C’est ainsi qu’un genre s’enrichit et se complète par les qualités particulières des écrivains ; c’est ainsi que, chez les Romains, l’idéal de l’historien se forme de l’héroïque simplicité de César, de la finesse d’esprit de Salluste, de la candeur de Tite-Live ; c’est ainsi que l’idéal du style historique se forme de la pure et lumineuse brièveté du premier, de la concision savante du second, de l’abondance lactée, lactea ubertas[1], du dernier. Un peu plus de trente ans après la mort de Tite-Live, il en naîtra un quatrième, qui achèvera ce double idéal par une profondeur de pénétration et une émotion de langage inconnues jusqu’à lui. Et par une de ces harmonies du monde moral dont toutes les grandes littératures offrent quelque exemple, en nième temps que la réunion des quatre historiens de Rome composera un modèle incomparable d’histoire, nous aurons, pour chacun des grands changemens de ce pays, l’historien le plus propre à le retracer. Tite-Live, l’historien poète, nous racontera les fables de son origine et son agrandissement prodigieux ; Salluste, la corruption insensible de Rome au milieu des dépouilles du monde dont elle est gorgée ; César, ses efforts pour se renouveler par la guerre civile ; Tacite, sa lente dissolution.

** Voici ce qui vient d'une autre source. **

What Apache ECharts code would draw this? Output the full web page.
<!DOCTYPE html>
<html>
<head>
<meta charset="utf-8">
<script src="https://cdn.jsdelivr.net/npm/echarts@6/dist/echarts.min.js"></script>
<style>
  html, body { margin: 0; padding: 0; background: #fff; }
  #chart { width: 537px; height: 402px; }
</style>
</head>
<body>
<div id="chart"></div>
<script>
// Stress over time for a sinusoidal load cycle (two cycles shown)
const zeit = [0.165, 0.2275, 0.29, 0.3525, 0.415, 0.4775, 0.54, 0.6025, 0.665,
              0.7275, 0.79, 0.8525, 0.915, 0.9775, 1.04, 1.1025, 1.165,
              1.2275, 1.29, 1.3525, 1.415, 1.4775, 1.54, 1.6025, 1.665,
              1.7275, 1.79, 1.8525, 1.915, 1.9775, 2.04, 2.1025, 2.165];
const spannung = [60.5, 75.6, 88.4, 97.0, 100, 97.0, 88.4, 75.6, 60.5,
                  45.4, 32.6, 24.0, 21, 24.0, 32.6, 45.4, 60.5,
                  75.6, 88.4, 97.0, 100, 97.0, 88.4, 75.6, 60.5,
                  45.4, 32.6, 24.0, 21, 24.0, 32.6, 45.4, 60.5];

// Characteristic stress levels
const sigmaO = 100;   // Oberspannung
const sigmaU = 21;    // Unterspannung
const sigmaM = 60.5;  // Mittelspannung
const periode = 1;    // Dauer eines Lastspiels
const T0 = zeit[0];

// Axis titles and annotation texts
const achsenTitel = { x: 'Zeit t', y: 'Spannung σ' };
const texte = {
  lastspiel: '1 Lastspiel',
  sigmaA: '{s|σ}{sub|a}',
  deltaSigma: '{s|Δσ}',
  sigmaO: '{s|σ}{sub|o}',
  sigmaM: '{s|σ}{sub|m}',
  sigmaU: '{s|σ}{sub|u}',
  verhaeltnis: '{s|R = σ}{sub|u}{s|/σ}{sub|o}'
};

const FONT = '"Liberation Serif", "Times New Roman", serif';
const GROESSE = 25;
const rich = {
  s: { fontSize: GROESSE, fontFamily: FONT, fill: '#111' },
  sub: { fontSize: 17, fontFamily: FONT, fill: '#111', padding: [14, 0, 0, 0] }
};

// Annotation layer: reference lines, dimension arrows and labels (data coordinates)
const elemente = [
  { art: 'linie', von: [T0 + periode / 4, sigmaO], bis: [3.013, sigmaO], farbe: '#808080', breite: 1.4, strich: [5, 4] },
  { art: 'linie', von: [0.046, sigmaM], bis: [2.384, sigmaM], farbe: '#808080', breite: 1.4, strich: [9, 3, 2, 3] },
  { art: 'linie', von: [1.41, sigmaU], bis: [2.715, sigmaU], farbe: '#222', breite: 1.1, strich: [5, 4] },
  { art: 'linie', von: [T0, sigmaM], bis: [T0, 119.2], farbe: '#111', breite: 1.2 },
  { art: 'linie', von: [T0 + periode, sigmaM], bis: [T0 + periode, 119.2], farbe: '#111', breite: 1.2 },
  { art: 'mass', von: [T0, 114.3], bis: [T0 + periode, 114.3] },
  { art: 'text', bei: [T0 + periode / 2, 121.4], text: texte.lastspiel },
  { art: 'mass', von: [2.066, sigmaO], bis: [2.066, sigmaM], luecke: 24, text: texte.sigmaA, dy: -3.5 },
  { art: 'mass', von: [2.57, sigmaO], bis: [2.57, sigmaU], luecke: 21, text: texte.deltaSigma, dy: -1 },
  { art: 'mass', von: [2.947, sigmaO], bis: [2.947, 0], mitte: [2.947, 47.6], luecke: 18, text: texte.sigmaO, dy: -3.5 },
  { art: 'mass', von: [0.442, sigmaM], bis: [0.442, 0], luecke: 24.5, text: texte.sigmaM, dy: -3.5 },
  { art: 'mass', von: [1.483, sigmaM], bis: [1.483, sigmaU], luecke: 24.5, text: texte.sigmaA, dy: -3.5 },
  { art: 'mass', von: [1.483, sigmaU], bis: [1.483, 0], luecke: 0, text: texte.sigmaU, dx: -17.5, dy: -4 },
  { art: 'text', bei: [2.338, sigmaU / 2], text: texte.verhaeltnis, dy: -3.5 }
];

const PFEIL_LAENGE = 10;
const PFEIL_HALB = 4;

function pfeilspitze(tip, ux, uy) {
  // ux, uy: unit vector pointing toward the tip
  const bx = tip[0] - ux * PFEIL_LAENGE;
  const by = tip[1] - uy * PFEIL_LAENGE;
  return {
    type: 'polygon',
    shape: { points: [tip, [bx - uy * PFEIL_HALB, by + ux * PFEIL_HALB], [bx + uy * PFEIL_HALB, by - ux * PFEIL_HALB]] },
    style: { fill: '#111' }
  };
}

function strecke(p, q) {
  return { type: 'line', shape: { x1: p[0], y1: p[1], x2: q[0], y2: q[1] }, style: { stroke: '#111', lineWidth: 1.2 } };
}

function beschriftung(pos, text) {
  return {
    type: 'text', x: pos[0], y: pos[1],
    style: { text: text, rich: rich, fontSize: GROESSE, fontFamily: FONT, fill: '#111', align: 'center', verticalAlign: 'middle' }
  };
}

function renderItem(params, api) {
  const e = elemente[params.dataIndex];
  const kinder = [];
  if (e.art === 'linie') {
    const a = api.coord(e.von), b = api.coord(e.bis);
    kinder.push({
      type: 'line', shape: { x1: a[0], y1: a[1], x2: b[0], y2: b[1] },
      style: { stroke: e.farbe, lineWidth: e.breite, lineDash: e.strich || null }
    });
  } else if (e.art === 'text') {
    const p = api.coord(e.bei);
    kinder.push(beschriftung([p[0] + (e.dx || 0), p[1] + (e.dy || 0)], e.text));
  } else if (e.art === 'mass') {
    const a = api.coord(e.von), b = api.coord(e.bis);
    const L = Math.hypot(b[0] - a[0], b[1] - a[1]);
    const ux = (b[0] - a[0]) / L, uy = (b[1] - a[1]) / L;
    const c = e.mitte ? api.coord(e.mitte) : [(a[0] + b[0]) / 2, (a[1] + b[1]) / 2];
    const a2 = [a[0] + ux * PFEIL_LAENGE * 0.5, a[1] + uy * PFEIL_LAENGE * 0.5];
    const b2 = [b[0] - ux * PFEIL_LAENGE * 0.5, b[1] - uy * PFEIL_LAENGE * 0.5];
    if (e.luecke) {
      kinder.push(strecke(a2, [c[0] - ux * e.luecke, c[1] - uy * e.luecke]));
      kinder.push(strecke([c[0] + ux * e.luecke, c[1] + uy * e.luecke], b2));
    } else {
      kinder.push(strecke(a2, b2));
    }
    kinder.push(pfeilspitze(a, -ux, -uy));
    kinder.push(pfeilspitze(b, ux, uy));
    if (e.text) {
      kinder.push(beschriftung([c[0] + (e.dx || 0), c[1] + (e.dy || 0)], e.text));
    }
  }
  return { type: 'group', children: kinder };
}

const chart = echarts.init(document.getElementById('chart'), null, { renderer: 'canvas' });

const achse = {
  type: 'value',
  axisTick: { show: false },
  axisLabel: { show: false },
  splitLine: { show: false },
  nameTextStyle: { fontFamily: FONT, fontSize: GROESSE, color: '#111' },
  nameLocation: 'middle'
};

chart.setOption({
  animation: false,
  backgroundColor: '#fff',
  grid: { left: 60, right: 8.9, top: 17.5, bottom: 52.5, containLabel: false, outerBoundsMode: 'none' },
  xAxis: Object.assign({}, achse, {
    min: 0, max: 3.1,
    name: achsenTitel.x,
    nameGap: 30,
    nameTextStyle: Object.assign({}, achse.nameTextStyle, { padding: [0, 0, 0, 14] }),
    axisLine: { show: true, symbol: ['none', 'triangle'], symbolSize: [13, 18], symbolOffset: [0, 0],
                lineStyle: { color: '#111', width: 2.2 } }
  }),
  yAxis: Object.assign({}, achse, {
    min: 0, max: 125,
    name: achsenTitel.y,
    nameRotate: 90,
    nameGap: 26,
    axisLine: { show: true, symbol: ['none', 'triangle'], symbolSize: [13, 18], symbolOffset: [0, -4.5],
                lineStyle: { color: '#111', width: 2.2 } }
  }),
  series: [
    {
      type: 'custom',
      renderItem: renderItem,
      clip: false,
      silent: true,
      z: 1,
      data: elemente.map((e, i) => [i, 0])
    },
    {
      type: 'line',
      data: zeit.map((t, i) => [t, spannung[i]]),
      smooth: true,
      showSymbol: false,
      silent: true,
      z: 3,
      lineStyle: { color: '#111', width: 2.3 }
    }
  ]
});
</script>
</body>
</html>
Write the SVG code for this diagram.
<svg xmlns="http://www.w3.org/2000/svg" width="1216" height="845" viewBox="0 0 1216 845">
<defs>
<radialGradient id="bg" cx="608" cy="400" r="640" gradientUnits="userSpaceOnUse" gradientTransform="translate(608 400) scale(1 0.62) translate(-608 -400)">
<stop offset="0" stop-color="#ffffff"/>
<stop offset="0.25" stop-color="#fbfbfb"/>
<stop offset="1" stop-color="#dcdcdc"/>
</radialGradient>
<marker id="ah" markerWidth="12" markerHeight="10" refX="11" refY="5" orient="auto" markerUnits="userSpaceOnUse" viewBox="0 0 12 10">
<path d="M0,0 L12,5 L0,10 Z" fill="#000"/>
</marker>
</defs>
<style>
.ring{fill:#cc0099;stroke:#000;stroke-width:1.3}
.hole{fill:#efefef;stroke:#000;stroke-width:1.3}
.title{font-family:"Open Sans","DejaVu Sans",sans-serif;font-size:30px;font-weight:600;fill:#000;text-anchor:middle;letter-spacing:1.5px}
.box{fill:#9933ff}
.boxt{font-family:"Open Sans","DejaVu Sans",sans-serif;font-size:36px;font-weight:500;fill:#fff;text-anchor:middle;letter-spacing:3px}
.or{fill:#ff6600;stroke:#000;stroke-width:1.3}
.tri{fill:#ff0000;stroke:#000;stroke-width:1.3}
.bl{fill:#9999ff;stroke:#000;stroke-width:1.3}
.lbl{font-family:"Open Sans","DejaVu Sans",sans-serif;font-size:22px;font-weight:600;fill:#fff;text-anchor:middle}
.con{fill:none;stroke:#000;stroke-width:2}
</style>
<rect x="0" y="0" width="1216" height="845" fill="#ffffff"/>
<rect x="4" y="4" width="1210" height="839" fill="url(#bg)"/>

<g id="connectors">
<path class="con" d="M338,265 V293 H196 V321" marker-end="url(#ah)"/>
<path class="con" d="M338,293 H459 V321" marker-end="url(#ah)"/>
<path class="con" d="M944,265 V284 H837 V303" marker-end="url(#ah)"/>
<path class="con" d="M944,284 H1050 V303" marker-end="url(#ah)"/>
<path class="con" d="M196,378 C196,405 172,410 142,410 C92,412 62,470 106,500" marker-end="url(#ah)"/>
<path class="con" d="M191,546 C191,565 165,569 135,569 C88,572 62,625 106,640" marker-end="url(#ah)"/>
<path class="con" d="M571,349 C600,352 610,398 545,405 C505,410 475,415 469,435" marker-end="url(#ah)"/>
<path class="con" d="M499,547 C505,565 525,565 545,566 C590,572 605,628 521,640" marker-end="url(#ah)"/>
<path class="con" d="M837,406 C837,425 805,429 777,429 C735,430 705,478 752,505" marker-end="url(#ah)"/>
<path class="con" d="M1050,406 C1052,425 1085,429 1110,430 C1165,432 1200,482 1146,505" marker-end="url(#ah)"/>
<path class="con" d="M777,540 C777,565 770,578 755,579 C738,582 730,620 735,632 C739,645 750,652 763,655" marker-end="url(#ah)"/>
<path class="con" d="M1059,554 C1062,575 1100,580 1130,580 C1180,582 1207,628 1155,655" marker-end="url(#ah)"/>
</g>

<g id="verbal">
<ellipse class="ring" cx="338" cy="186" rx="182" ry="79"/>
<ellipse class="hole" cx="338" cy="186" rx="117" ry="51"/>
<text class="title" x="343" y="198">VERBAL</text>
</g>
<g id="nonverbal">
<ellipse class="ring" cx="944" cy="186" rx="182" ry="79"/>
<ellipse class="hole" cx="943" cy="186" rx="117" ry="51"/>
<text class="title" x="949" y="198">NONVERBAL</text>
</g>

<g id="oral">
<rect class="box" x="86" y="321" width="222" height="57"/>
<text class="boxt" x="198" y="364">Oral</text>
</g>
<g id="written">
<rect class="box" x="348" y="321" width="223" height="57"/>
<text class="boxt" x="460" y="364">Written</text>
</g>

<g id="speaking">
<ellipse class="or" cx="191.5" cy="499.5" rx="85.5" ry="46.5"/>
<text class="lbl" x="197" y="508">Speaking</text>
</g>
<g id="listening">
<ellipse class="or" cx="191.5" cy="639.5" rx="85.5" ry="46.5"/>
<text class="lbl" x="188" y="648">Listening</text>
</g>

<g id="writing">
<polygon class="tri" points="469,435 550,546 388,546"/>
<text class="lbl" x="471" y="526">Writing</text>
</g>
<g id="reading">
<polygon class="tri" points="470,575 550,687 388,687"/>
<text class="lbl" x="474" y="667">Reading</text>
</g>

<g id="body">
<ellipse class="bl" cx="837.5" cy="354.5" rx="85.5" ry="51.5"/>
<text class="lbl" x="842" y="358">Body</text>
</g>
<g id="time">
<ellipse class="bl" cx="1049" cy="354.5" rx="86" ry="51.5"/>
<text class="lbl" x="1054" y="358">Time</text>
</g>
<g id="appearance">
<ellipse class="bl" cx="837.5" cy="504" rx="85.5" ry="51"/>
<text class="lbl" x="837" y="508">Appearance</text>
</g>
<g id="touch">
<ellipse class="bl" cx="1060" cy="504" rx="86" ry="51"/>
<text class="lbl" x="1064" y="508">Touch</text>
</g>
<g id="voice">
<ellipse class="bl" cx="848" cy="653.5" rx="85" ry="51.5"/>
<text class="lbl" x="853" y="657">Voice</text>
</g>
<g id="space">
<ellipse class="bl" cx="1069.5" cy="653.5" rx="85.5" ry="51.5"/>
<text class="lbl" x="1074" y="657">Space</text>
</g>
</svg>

Parmi les défauts de Tite-Live, le plus grave peut-être, c’est qu’écrivant l’histoire de la nation la plus politique de l’antiquité, il manque de curiosité et d’intérêt pour la politique intérieure de son pays. Il néglige presque entièrement la constitution de Rome, par laquelle, selon Montesquieu, elle triompha de Carthage. Si quelques faits intérieurs l’invitent à s’en occuper, il n’approfondit pats ; et, soit sur les desseins du sénat, soit sur les luttes des partis, soit sur certaines grandes mesures qui touchent à la constitution, il se réduit au rôle de témoin, voyant les choses du dehors et de loin, ne cherchant pas à pénétrer, et confiant dans les talens de ceux qui gouvernent. Admirable disposition pour écrire l’histoire de tout ce qui se passe au dehors et en plein jour, guerres, émotions populaires, scènes du forum, mais qui ne convient plus lorsqu’il s’agit d’événemens intérieurs, de motifs secrets, de conseils, lorsque le sort de Rome dépend de

  1. Quintilien, neque illa Livii lactea ubertas.